What if my mind is too restless for self-inquiry?
Then watch your breath first. Do not fight the restlessness. Simply watch the breath coming and going. After a few minutes, the mind will calm. Then ask “Who am I?”
How long will it take to realize the Self?
It can take a moment or many lifetimes. The variable is not time. The variable is the intensity of your desire for truth. If you want the Self as much as a drowning man wants air, you will realize it now.
Do I need a teacher (guru)?
A living teacher is helpful but not absolutely necessary. Ramana himself became realized spontaneously at age sixteen without any teacher. His written teachings are enough. But if a teacher appears, be grateful.
What happens after Self-realization?
The body continues. The mind continues. But the false center—the ego—is gone forever. The realized person acts, speaks, eats, and sleeps like anyone else. But inside, they know: “I am not the doer. I am the Self. Everything happens. Nothing happens to me.”

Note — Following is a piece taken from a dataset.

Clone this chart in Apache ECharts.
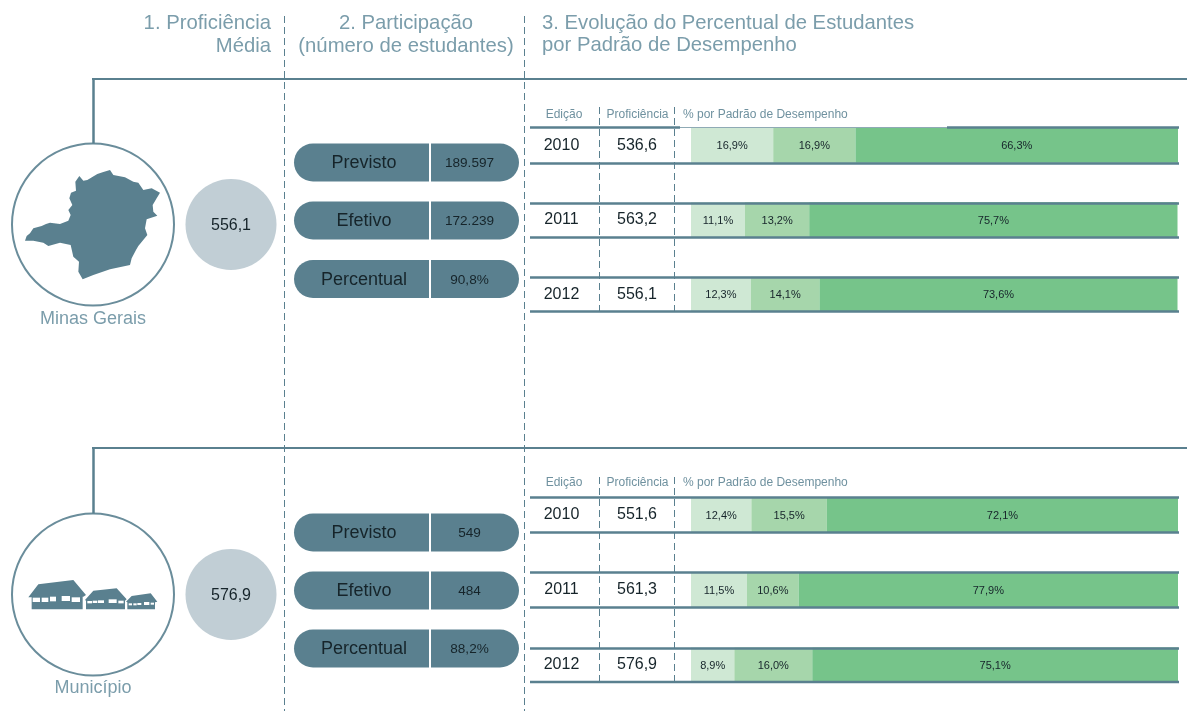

Is the Self the same as God?
Yes. Ramana taught that the Self is God. There is no separate God sitting on a throne somewhere. The formless, timeless, birthless awareness that you are—that is what people call God. Do not seek God in heaven. Turn inward. You are already what you seek.
Can women realize the Self the same as men?
Absolutely. The Self has no gender. Gender belongs to the body. The Self is pure awareness. Countless women have realized the Self. Ramana honored all seekers equally, regardless of gender, caste, or religion.
One-Line Summary
The Self according to Ramana Maharshi is not your body, not your mind, not your thoughts, not your personality, and not the voice in your head—it is the pure, silent, unchanging awareness that is already reading these words, already aware of this moment, already present behind every experience; you have never lost it, you cannot lose it, and you do not need to find it; you only need to stop running outward, turn inward, trace the feeling of “I” back to its source, and rest as what has always been there—the formless, timeless, birthless, deathless Self that is not yours but is you, and not only you but everything. You are not the wave. You are the ocean. And the ocean has never left.